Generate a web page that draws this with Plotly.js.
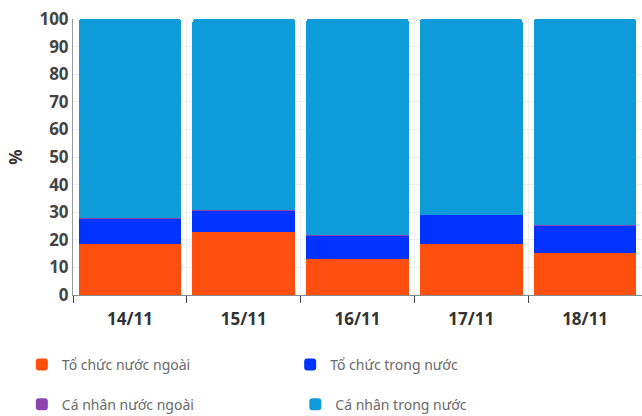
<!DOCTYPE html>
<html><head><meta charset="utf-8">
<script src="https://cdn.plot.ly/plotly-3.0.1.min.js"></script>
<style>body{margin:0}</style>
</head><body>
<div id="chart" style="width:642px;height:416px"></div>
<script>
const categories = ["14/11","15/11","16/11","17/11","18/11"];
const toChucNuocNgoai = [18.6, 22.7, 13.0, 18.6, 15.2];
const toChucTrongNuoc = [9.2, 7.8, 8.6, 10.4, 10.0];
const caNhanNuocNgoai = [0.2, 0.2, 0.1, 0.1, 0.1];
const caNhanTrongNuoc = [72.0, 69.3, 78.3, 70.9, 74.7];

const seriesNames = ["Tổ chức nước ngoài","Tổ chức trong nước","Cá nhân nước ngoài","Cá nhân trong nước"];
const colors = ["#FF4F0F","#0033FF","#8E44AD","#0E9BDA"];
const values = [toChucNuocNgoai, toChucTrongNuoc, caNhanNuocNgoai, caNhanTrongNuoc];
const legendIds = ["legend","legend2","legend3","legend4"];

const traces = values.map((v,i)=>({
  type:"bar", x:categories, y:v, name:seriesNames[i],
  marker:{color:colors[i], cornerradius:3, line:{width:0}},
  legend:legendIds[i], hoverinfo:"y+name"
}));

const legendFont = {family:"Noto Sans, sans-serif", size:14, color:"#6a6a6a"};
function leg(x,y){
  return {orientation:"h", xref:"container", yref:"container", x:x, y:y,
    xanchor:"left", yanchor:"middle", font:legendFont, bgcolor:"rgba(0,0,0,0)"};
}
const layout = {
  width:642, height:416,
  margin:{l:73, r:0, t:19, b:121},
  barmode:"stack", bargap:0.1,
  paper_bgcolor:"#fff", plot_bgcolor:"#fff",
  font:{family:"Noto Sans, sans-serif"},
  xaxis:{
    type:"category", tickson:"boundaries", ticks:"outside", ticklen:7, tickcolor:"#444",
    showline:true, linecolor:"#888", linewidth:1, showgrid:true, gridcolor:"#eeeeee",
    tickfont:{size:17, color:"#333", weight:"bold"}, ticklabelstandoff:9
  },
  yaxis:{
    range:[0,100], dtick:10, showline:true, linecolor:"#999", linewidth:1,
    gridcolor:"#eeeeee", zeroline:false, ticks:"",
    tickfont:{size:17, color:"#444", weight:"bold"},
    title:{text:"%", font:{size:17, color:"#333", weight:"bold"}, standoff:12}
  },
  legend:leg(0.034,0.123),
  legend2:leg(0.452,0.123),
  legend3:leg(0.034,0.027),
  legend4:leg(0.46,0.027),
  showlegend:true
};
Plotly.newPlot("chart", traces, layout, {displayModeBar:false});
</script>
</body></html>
++++++++++++++++++++
Each line of the data should be quoted exactly, with pictures left out.

Generate a web page that draws this with Plotly.js.
<!DOCTYPE html>
<html><head><meta charset="utf-8">
<script src="https://cdn.plot.ly/plotly-3.0.1.min.js"></script>
<style>body{margin:0}</style>
</head><body>
<div id="chart" style="width:642px;height:416px"></div>
<script>
const categories = ["14/11","15/11","16/11","17/11","18/11"];
const toChucNuocNgoai = [18.6, 22.7, 13.0, 18.6, 15.2];
const toChucTrongNuoc = [9.2, 7.8, 8.6, 10.4, 10.0];
const caNhanNuocNgoai = [0.2, 0.2, 0.1, 0.1, 0.1];
const caNhanTrongNuoc = [72.0, 69.3, 78.3, 70.9, 74.7];

const seriesNames = ["Tổ chức nước ngoài","Tổ chức trong nước","Cá nhân nước ngoài","Cá nhân trong nước"];
const colors = ["#FF4F0F","#0033FF","#8E44AD","#0E9BDA"];
const values = [toChucNuocNgoai, toChucTrongNuoc, caNhanNuocNgoai, caNhanTrongNuoc];
const legendIds = ["legend","legend2","legend3","legend4"];

const traces = values.map((v,i)=>({
  type:"bar", x:categories, y:v, name:seriesNames[i],
  marker:{color:colors[i], cornerradius:3, line:{width:0}},
  legend:legendIds[i], hoverinfo:"y+name"
}));

const legendFont = {family:"Noto Sans, sans-serif", size:14, color:"#6a6a6a"};
function leg(x,y){
  return {orientation:"h", xref:"container", yref:"container", x:x, y:y,
    xanchor:"left", yanchor:"middle", font:legendFont, bgcolor:"rgba(0,0,0,0)"};
}
const layout = {
  width:642, height:416,
  margin:{l:73, r:0, t:19, b:121},
  barmode:"stack", bargap:0.1,
  paper_bgcolor:"#fff", plot_bgcolor:"#fff",
  font:{family:"Noto Sans, sans-serif"},
  xaxis:{
    type:"category", tickson:"boundaries", ticks:"outside", ticklen:7, tickcolor:"#444",
    showline:true, linecolor:"#888", linewidth:1, showgrid:true, gridcolor:"#eeeeee",
    tickfont:{size:17, color:"#333", weight:"bold"}, ticklabelstandoff:9
  },
  yaxis:{
    range:[0,100], dtick:10, showline:true, linecolor:"#999", linewidth:1,
    gridcolor:"#eeeeee", zeroline:false, ticks:"",
    tickfont:{size:17, color:"#444", weight:"bold"},
    title:{text:"%", font:{size:17, color:"#333", weight:"bold"}, standoff:12}
  },
  legend:leg(0.034,0.123),
  legend2:leg(0.452,0.123),
  legend3:leg(0.034,0.027),
  legend4:leg(0.46,0.027),
  showlegend:true
};
Plotly.newPlot("chart", traces, layout, {displayModeBar:false});
</script>
</body></html>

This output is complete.